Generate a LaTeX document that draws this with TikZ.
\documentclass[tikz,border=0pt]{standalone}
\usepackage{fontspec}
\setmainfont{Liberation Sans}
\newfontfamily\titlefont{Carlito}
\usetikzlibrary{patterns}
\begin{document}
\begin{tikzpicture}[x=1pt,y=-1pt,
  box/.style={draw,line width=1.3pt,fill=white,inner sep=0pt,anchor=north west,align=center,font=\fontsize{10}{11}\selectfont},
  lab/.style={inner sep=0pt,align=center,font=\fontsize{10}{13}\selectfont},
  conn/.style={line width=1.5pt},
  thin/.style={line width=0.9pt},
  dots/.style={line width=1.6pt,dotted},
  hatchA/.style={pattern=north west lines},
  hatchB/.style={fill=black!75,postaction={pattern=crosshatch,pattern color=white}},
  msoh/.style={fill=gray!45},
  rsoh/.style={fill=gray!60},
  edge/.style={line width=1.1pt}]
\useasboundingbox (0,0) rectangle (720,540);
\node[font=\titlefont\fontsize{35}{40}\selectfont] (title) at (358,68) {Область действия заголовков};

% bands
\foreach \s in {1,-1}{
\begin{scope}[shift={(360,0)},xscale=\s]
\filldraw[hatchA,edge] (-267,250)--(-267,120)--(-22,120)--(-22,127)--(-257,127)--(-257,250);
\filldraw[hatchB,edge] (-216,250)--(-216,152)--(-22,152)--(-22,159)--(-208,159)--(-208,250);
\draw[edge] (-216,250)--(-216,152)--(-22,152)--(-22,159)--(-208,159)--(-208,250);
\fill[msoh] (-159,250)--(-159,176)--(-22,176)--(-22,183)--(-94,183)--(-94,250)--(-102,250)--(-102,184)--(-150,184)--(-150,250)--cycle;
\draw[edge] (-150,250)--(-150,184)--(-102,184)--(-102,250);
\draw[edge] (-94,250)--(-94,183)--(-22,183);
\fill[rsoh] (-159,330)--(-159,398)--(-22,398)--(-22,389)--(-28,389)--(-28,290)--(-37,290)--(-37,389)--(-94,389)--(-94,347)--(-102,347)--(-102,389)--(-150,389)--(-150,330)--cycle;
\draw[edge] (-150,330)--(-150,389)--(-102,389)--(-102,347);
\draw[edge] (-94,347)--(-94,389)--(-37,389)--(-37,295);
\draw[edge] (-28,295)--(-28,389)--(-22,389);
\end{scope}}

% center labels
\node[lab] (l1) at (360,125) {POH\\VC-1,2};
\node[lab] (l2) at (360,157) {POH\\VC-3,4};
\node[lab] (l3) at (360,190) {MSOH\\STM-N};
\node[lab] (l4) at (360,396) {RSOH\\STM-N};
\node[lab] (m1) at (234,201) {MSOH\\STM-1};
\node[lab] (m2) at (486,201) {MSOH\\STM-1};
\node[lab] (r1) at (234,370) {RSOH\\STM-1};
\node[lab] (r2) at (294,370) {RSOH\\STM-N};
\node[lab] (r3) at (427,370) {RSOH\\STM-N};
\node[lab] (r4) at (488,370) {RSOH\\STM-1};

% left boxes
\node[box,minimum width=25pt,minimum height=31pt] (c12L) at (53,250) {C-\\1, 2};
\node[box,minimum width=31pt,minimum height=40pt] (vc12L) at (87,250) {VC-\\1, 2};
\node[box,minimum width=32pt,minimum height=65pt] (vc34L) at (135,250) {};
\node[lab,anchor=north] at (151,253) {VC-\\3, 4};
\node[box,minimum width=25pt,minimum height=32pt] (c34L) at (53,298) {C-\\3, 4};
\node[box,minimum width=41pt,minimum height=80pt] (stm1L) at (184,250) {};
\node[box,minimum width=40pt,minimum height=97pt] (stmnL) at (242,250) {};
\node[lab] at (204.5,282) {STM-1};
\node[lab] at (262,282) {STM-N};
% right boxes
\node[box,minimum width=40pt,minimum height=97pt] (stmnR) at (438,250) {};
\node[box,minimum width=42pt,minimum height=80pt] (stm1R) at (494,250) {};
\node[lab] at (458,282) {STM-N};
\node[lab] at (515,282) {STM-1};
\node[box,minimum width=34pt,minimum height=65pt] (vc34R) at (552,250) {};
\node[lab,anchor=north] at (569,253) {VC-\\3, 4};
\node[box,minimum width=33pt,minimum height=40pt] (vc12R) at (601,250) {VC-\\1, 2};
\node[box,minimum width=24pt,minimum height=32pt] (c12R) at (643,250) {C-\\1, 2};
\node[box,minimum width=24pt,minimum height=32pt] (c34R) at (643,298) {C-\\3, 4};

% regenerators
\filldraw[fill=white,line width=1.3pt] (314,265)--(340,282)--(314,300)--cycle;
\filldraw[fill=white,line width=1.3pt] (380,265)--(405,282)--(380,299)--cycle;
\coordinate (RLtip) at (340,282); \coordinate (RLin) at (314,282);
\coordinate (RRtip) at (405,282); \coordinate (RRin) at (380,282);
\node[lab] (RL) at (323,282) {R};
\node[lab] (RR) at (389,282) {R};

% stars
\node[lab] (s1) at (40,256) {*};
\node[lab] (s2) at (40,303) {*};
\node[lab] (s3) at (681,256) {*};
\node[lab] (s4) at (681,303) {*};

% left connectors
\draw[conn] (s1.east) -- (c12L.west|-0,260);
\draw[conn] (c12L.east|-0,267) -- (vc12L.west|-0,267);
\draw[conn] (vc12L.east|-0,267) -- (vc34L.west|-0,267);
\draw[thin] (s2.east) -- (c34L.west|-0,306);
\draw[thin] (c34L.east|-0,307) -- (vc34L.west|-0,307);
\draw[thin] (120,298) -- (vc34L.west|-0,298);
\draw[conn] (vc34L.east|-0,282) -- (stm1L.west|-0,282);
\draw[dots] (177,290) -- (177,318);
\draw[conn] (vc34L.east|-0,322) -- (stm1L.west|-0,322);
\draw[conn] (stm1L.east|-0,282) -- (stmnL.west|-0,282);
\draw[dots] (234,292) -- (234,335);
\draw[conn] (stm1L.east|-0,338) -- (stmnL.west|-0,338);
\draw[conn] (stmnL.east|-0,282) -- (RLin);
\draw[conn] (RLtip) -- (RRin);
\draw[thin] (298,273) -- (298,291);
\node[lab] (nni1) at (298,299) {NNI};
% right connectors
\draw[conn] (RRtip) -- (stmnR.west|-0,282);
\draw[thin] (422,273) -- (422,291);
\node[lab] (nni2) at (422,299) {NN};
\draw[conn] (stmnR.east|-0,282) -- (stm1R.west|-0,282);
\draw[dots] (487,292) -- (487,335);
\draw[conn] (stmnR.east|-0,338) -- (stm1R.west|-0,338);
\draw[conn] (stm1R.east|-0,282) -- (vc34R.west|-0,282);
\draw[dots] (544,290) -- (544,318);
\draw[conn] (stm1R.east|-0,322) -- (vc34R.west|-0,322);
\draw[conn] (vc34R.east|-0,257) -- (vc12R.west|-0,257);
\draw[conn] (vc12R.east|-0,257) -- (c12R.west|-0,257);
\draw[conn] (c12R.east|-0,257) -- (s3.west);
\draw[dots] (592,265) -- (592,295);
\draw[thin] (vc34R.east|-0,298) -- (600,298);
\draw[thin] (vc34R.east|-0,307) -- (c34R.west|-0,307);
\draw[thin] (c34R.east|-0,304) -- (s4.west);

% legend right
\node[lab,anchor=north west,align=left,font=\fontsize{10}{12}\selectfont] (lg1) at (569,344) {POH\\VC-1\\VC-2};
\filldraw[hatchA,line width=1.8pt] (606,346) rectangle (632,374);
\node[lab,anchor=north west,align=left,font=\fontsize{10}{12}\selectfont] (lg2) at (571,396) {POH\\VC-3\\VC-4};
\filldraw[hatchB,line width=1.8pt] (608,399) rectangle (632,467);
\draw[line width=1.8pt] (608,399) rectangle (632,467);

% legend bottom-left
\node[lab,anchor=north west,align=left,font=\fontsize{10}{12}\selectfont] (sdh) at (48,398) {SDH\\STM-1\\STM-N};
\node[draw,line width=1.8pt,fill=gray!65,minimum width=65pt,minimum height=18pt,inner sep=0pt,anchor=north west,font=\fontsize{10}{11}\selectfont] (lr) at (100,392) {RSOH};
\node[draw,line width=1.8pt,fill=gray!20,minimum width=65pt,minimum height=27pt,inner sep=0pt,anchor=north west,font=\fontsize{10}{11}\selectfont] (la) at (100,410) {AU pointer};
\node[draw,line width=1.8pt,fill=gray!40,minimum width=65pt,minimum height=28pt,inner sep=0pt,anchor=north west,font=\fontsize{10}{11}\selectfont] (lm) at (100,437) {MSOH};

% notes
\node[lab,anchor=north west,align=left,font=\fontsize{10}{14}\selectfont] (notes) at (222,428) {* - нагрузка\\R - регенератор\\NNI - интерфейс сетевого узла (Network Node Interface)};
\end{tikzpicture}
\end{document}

• Directions for this task: Each line from the top of the material above through the line with "(title) at (358,68)" must be echoed exactly, and no other line.

• Reply to the exercise:
Generate a LaTeX document that draws this with TikZ.
\documentclass[tikz,border=0pt]{standalone}
\usepackage{fontspec}
\setmainfont{Liberation Sans}
\newfontfamily\titlefont{Carlito}
\usetikzlibrary{patterns}
\begin{document}
\begin{tikzpicture}[x=1pt,y=-1pt,
  box/.style={draw,line width=1.3pt,fill=white,inner sep=0pt,anchor=north west,align=center,font=\fontsize{10}{11}\selectfont},
  lab/.style={inner sep=0pt,align=center,font=\fontsize{10}{13}\selectfont},
  conn/.style={line width=1.5pt},
  thin/.style={line width=0.9pt},
  dots/.style={line width=1.6pt,dotted},
  hatchA/.style={pattern=north west lines},
  hatchB/.style={fill=black!75,postaction={pattern=crosshatch,pattern color=white}},
  msoh/.style={fill=gray!45},
  rsoh/.style={fill=gray!60},
  edge/.style={line width=1.1pt}]
\useasboundingbox (0,0) rectangle (720,540);
\node[font=\titlefont\fontsize{35}{40}\selectfont] (title) at (358,68) {Область действия заголовков};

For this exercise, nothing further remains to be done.